DIRECTION: Transcribe the material in full. Nothing should differ except that the pictures are left out.

++++++

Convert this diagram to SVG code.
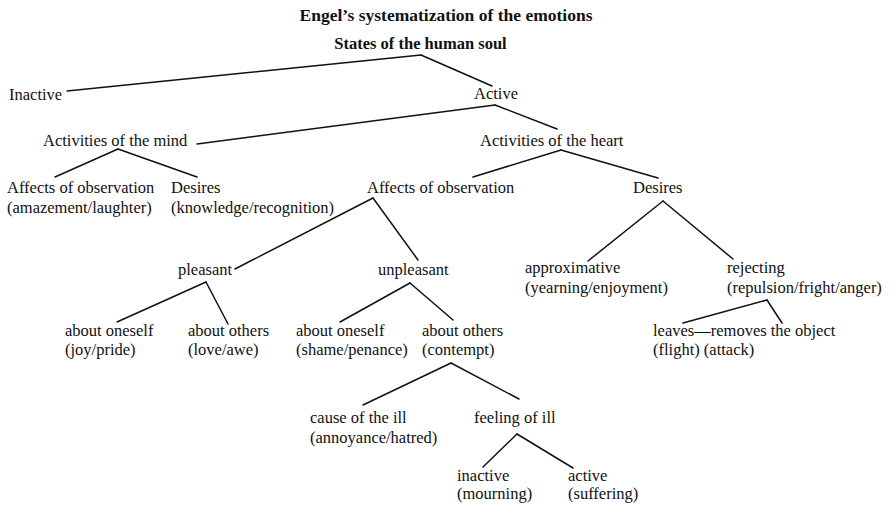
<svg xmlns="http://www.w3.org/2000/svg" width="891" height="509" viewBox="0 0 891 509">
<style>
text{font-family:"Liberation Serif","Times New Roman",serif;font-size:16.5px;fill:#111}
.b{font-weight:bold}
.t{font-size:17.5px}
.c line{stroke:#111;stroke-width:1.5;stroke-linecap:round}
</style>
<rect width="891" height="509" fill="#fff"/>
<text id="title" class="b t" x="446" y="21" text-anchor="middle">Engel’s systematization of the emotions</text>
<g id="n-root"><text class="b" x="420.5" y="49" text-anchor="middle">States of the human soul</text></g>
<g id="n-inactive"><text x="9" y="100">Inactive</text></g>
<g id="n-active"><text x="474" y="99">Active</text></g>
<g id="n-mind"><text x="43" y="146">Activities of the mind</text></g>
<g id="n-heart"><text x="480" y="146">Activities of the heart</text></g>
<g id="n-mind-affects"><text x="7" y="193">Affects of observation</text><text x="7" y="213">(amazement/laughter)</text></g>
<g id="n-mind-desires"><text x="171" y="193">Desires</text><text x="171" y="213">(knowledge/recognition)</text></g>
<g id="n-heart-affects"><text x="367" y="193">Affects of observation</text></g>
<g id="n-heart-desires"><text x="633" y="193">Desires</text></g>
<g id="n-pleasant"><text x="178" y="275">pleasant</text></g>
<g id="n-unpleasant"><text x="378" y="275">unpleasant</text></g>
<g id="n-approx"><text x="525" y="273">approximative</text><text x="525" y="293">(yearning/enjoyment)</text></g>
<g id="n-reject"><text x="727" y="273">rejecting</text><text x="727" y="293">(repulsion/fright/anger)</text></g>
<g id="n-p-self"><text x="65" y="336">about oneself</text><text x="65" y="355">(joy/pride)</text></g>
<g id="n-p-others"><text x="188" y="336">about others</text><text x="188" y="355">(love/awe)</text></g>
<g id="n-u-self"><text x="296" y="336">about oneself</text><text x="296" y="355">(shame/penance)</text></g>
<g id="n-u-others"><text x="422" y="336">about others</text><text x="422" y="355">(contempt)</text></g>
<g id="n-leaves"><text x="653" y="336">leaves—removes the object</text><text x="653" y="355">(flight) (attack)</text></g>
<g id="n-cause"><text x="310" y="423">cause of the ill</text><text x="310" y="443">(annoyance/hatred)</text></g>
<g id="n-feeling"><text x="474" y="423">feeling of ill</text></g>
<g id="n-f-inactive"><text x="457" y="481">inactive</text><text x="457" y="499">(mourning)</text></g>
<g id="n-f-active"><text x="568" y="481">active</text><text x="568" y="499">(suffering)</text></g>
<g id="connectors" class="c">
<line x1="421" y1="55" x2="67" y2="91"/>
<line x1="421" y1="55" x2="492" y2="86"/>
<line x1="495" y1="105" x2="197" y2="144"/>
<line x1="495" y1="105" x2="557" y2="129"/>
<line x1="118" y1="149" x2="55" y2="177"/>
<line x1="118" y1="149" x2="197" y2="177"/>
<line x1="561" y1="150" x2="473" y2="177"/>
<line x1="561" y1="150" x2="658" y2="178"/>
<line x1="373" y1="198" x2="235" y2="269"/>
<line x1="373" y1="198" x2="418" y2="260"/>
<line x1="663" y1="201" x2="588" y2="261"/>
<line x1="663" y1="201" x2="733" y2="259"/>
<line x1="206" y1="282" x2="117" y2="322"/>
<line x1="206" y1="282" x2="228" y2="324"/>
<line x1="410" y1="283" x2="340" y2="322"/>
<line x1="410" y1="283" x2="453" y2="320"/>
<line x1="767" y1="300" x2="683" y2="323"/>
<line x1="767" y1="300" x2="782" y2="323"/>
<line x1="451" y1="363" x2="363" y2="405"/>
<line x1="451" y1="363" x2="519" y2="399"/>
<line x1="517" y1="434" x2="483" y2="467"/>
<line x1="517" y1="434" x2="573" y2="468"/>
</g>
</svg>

++++++

CORRECT OUTPUT:
Convert this diagram to SVG code.
<svg xmlns="http://www.w3.org/2000/svg" width="891" height="509" viewBox="0 0 891 509">
<style>
text{font-family:"Liberation Serif","Times New Roman",serif;font-size:16.5px;fill:#111}
.b{font-weight:bold}
.t{font-size:17.5px}
.c line{stroke:#111;stroke-width:1.5;stroke-linecap:round}
</style>
<rect width="891" height="509" fill="#fff"/>
<text id="title" class="b t" x="446" y="21" text-anchor="middle">Engel’s systematization of the emotions</text>
<g id="n-root"><text class="b" x="420.5" y="49" text-anchor="middle">States of the human soul</text></g>
<g id="n-inactive"><text x="9" y="100">Inactive</text></g>
<g id="n-active"><text x="474" y="99">Active</text></g>
<g id="n-mind"><text x="43" y="146">Activities of the mind</text></g>
<g id="n-heart"><text x="480" y="146">Activities of the heart</text></g>
<g id="n-mind-affects"><text x="7" y="193">Affects of observation</text><text x="7" y="213">(amazement/laughter)</text></g>
<g id="n-mind-desires"><text x="171" y="193">Desires</text><text x="171" y="213">(knowledge/recognition)</text></g>
<g id="n-heart-affects"><text x="367" y="193">Affects of observation</text></g>
<g id="n-heart-desires"><text x="633" y="193">Desires</text></g>
<g id="n-pleasant"><text x="178" y="275">pleasant</text></g>
<g id="n-unpleasant"><text x="378" y="275">unpleasant</text></g>
<g id="n-approx"><text x="525" y="273">approximative</text><text x="525" y="293">(yearning/enjoyment)</text></g>
<g id="n-reject"><text x="727" y="273">rejecting</text><text x="727" y="293">(repulsion/fright/anger)</text></g>
<g id="n-p-self"><text x="65" y="336">about oneself</text><text x="65" y="355">(joy/pride)</text></g>
<g id="n-p-others"><text x="188" y="336">about others</text><text x="188" y="355">(love/awe)</text></g>
<g id="n-u-self"><text x="296" y="336">about oneself</text><text x="296" y="355">(shame/penance)</text></g>
<g id="n-u-others"><text x="422" y="336">about others</text><text x="422" y="355">(contempt)</text></g>
<g id="n-leaves"><text x="653" y="336">leaves—removes the object</text><text x="653" y="355">(flight) (attack)</text></g>
<g id="n-cause"><text x="310" y="423">cause of the ill</text><text x="310" y="443">(annoyance/hatred)</text></g>
<g id="n-feeling"><text x="474" y="423">feeling of ill</text></g>
<g id="n-f-inactive"><text x="457" y="481">inactive</text><text x="457" y="499">(mourning)</text></g>
<g id="n-f-active"><text x="568" y="481">active</text><text x="568" y="499">(suffering)</text></g>
<g id="connectors" class="c">
<line x1="421" y1="55" x2="67" y2="91"/>
<line x1="421" y1="55" x2="492" y2="86"/>
<line x1="495" y1="105" x2="197" y2="144"/>
<line x1="495" y1="105" x2="557" y2="129"/>
<line x1="118" y1="149" x2="55" y2="177"/>
<line x1="118" y1="149" x2="197" y2="177"/>
<line x1="561" y1="150" x2="473" y2="177"/>
<line x1="561" y1="150" x2="658" y2="178"/>
<line x1="373" y1="198" x2="235" y2="269"/>
<line x1="373" y1="198" x2="418" y2="260"/>
<line x1="663" y1="201" x2="588" y2="261"/>
<line x1="663" y1="201" x2="733" y2="259"/>
<line x1="206" y1="282" x2="117" y2="322"/>
<line x1="206" y1="282" x2="228" y2="324"/>
<line x1="410" y1="283" x2="340" y2="322"/>
<line x1="410" y1="283" x2="453" y2="320"/>
<line x1="767" y1="300" x2="683" y2="323"/>
<line x1="767" y1="300" x2="782" y2="323"/>
<line x1="451" y1="363" x2="363" y2="405"/>
<line x1="451" y1="363" x2="519" y2="399"/>
<line x1="517" y1="434" x2="483" y2="467"/>
<line x1="517" y1="434" x2="573" y2="468"/>
</g>
</svg>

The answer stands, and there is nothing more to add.